_What the task asks_.
Pull out each line of the records holding the string "this".

════

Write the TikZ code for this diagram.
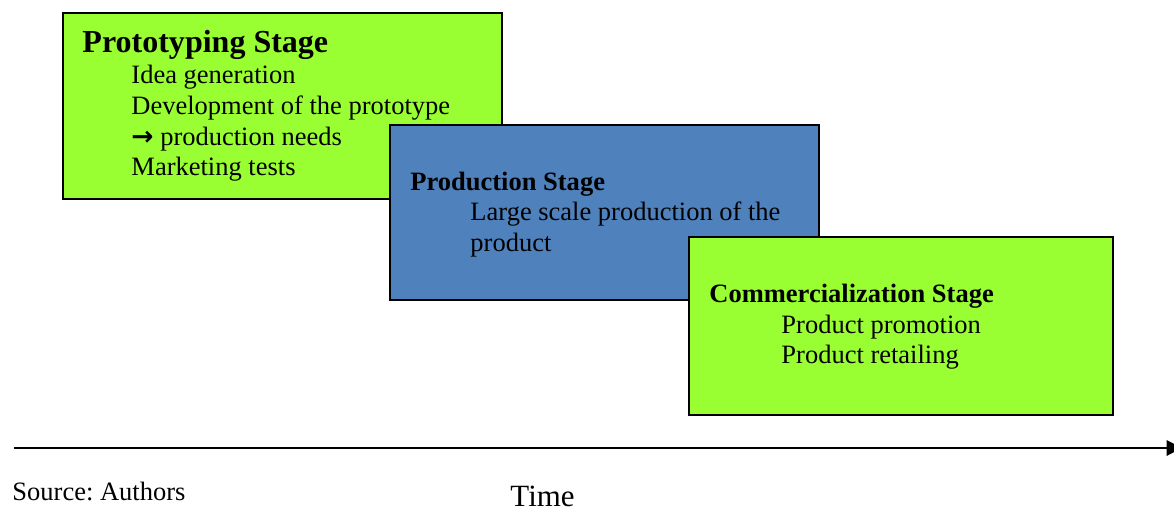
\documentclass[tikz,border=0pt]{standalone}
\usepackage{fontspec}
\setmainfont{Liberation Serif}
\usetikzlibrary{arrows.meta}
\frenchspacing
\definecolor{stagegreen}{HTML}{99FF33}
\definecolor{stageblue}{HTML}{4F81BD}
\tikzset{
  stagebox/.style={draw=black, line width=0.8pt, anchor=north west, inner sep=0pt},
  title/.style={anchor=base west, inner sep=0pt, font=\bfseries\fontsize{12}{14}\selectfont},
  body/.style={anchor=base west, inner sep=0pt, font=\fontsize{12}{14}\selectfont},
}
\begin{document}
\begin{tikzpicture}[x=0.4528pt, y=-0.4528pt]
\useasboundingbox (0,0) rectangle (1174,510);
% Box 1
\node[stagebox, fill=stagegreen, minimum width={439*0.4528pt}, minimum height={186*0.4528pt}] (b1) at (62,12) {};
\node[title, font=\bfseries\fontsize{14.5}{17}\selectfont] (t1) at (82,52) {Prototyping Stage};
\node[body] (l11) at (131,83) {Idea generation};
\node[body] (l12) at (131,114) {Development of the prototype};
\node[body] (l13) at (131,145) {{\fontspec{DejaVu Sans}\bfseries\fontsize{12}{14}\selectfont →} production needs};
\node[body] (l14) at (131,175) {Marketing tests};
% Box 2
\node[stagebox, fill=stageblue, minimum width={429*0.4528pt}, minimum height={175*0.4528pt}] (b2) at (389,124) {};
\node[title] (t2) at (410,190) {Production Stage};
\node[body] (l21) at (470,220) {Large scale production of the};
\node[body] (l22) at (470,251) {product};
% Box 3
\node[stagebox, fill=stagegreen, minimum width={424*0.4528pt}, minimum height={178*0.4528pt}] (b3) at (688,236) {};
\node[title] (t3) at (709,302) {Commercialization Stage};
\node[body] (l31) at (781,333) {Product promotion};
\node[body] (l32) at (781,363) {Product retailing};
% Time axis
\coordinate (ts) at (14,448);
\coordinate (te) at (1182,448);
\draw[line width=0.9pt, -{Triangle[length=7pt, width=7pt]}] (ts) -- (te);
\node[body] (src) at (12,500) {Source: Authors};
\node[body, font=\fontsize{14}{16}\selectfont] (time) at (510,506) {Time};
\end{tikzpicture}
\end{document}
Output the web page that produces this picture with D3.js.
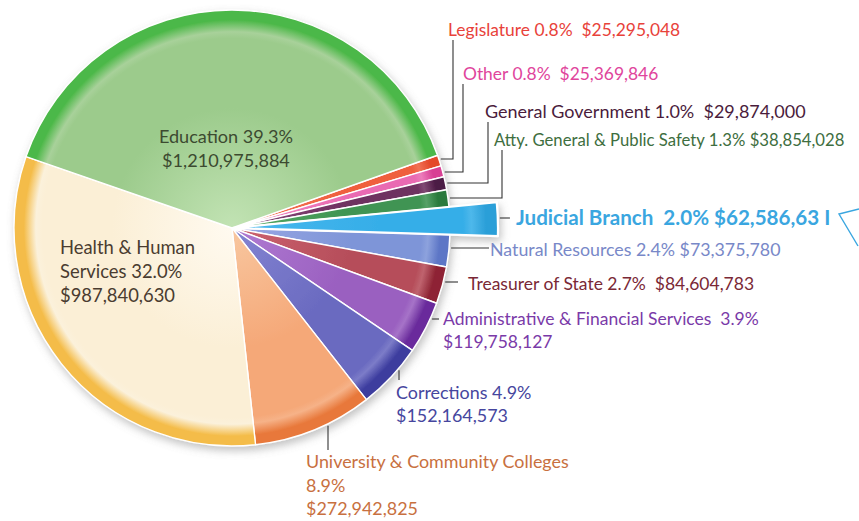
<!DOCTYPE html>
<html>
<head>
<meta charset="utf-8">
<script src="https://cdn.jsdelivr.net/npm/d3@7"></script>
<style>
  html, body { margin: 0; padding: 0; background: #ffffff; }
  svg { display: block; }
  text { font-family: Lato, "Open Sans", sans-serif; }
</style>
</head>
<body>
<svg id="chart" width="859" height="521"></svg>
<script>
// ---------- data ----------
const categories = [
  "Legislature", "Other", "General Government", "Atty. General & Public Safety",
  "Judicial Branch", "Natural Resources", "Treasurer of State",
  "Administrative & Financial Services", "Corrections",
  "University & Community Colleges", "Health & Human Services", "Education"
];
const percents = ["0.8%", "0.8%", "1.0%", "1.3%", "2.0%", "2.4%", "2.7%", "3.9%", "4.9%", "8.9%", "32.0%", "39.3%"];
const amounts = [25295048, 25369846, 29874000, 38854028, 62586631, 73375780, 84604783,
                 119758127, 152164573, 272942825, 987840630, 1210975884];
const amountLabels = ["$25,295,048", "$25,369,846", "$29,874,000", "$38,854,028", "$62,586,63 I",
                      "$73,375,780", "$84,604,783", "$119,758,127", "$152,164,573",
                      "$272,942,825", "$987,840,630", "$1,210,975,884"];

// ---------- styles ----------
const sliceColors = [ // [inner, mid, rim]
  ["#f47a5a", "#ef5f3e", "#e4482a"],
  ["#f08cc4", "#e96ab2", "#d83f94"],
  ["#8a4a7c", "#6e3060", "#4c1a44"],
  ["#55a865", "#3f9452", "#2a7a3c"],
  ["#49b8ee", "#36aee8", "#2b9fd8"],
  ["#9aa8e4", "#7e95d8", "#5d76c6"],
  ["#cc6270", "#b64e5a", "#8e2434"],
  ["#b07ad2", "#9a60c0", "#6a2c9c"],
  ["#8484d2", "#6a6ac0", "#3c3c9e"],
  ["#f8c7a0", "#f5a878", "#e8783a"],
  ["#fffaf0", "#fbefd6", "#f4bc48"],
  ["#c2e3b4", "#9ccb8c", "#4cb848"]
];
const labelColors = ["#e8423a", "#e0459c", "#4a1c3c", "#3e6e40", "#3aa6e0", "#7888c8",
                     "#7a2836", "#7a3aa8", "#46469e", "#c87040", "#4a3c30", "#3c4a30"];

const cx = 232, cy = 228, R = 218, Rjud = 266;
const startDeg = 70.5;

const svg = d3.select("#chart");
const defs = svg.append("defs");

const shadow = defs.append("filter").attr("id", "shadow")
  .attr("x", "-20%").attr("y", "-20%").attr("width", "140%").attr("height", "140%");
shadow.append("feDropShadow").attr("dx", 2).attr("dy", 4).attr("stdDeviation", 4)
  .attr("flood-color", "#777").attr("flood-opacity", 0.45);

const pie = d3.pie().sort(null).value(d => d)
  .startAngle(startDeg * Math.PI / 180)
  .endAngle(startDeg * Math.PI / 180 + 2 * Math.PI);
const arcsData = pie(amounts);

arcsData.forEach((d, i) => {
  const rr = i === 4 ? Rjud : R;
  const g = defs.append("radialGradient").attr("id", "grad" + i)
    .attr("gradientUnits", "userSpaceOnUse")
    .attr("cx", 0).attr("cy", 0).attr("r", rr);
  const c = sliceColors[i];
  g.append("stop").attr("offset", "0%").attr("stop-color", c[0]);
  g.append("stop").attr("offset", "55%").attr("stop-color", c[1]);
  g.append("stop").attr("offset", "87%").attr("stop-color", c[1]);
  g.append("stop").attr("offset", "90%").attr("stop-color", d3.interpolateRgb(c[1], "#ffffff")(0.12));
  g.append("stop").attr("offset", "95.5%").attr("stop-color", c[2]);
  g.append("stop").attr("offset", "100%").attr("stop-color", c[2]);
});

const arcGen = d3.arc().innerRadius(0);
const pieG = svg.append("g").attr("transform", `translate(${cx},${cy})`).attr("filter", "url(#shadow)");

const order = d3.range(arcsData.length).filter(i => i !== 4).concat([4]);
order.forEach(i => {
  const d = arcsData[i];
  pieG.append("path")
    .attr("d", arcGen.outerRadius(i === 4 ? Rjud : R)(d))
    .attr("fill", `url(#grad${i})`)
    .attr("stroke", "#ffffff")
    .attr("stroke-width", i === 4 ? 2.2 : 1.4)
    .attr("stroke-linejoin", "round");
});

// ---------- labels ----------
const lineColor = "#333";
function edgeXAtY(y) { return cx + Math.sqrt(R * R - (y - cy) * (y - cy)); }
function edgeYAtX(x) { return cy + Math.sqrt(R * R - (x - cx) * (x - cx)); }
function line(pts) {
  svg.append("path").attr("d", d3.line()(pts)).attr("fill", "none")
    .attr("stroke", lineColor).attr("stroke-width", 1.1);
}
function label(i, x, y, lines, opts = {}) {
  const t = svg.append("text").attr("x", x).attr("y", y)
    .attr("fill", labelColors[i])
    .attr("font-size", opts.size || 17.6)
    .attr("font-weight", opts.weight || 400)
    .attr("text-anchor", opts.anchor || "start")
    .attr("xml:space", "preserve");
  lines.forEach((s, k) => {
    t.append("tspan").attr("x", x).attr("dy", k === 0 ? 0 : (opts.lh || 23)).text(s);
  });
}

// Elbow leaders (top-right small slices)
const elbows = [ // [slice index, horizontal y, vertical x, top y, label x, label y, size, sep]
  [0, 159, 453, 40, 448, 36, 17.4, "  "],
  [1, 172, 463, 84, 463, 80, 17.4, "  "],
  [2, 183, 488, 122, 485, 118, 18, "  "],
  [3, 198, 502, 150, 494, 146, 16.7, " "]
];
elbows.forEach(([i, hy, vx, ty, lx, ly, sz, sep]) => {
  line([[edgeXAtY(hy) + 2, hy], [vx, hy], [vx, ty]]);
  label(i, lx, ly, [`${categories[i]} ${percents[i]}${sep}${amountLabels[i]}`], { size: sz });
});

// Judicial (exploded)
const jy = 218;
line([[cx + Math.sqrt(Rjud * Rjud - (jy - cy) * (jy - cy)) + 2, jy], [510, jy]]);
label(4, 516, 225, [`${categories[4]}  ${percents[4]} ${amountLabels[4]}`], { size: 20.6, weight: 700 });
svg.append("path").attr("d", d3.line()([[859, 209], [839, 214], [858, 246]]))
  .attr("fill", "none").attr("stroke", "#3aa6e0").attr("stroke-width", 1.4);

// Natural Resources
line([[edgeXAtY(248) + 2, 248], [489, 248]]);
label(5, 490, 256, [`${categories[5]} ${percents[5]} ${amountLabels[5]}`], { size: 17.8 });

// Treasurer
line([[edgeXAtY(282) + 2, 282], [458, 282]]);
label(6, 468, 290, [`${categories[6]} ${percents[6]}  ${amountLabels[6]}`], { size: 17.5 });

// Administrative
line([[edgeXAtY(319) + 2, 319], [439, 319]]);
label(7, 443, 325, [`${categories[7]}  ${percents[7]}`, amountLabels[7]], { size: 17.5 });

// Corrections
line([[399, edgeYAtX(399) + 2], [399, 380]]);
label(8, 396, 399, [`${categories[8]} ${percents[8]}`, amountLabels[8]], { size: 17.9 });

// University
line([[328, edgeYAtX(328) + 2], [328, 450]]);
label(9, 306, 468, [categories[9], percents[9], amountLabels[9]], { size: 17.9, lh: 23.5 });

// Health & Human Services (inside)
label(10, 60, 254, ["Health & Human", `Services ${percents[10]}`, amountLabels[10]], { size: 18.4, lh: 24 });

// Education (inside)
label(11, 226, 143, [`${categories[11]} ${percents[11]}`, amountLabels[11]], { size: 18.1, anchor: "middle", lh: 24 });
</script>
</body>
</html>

════

_Reply_.
Write the TikZ code for this diagram.
Output the web page that produces this picture with D3.js.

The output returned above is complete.